Every Day Is Mother's Day (Karrh on Marketing)

Happy Mother's Day!

Yes, I realize that you are reading this long before the second Sunday in May. Nevertheless, if your business involves selling something, then you should still consider today - and perhaps every day - as Mother's Day.  

Moms comprise the most powerful consumer group in America. Mintel International says mothers control up to 85 percent of total household spending. Moms even dominate purchase decisions in categories such as cars (75 percent) and computers and technology for the home (65 percent).

Here are some other compelling trends involving mothers and marketing:

  • The "average American mom" (if there is such a person) has changed significantly in the past 20 years. A Pew Research Center comparison of mothers in 2008 versus those in 1990 showed that current moms are 18 percent less likely to be married, 70 percent more likely to be Hispanic and 32 percent more likely to have at least some college education.  
  • Moms now cross generational lines; today there are significant numbers of Generation Y, Generation X and Boomers with babies.
  • Six of 10 mothers with children under the age of 3 are working outside the home.
  • More than 7 million moms are running a business out of their homes.
  • Nearly 80 percent of mothers with children under 18 say they actively use social networking sites or blogs.

How can you make every day "Mother's Marketing Day" in your business?

First and foremost, you can't fake it. Too many companies have tried to chase the dollars controlled by moms by following some stereotype-laden path of least resistance. Marketers call that strategy "shrink it and pink it" - changing the color, making the product smaller and changing a few words in order to supposedly appeal to women buyers.

You might have seen this strategy at play with products ranging from razors to cars. Dell Computer, for example, rolled out in 2009 a sister website called "Della" that was supposed to offer a more female-friendly tech-shopping experience. A (female) reviewer on the tech-review site Engadget included this comment about Della: "We do find it a bit disconcerting that they mention ‘finding recipes,' ‘counting calories,' and blissing out to ‘guided meditations' on the Tech Tips page. Tech Tips!?"

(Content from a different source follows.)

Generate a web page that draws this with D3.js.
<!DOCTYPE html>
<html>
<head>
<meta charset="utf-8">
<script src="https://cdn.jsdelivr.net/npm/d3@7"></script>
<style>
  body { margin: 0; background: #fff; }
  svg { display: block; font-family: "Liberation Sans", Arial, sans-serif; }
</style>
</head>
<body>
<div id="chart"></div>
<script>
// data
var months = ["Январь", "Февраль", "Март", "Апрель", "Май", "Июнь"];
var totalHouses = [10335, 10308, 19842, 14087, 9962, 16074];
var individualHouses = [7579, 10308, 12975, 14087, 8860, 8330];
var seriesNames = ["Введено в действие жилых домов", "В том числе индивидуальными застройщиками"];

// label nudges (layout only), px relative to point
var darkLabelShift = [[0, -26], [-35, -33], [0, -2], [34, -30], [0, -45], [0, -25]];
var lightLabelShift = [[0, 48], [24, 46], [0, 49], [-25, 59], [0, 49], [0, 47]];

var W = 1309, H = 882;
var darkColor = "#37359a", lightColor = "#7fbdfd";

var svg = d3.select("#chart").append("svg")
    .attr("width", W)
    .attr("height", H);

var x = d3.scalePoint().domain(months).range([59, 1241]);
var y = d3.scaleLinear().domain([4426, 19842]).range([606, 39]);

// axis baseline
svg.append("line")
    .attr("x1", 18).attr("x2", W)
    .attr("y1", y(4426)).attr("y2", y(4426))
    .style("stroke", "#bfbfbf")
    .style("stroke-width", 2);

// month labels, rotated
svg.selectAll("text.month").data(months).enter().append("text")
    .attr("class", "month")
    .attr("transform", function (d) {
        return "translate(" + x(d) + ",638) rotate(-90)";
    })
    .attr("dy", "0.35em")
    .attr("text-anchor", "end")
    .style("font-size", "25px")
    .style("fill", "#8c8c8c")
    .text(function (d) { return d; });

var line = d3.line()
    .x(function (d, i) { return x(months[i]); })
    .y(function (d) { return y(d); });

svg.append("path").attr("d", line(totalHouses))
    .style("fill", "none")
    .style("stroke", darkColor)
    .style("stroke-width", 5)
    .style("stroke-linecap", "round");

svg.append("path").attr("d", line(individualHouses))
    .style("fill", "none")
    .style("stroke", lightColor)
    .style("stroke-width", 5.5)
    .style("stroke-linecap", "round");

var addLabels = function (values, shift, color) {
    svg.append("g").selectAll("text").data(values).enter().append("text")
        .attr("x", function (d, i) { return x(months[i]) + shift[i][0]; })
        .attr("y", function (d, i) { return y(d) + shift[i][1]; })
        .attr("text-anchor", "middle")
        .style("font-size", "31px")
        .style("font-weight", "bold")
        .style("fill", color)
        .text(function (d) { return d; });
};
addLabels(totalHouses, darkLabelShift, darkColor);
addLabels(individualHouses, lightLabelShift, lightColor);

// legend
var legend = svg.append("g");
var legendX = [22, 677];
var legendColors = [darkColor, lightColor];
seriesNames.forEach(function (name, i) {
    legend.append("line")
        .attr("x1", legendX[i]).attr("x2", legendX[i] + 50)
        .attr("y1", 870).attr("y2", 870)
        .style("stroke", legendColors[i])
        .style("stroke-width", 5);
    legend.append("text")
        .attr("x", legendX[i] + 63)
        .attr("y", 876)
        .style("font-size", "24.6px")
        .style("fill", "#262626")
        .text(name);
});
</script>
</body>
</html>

To authentically market to today's increasingly educated and tech-savvy mom, the experts tend to suggest:

  • Get social and mobile. Of the mothers who use social networking sites or blogs, 55 percent are making purchases because of a blog recommendation and 40 percent have done so from a Facebook recommendation. Because moms are so frequently on the go, you might want to deliver a significant portion of marketing messages to them via email, mobile texts or radio.
  • Recognize how mothers bond and buy with one another offline too. Beyond even the substantial network marketing businesses of Arbonne, Mona Vie, Mary Kay, Pampered Chef and the like, a number of more conventional companies have successfully recruited influential moms for in-home parties. One company claims to have organized 500,000 such "Mommy Parties" during the past five years for brands like Paper Mate and Nutella.
  • Think practical, not just pretty. Mothers tend to be deal-hunters, and that tendency crosses socioeconomic categories. Moms with household incomes greater than $75,000 are almost as likely to spend time looking for sales, discounts and coupons as those with incomes below $50,000.
  • Engage mothers in ways that recognize the entirety of their interests. Kimberly-Clark created an opportunity to stand out with its support of mom business owners and inventors. Through its HuggiesMomInspired.com grant program, Kimberly-Clark has generated for the Huggies brand millions of impressions via Facebook, Twitter, websites and blogs.   

And how did Dell ultimately recover? The company learned quickly that its new Della site came across as a bit patronizing. Among responses was the following post on its corporate blog: "For example, we've made the ‘tech tips' section, well, more technical. We'll be incorporating more business-oriented products and information. And there's less pink. We are listening." Dell wound up eliminating Della as a separate site within a few weeks.

It would be a good practice for your company to listen to moms too. Whether you choose to call your mother every day is up to you.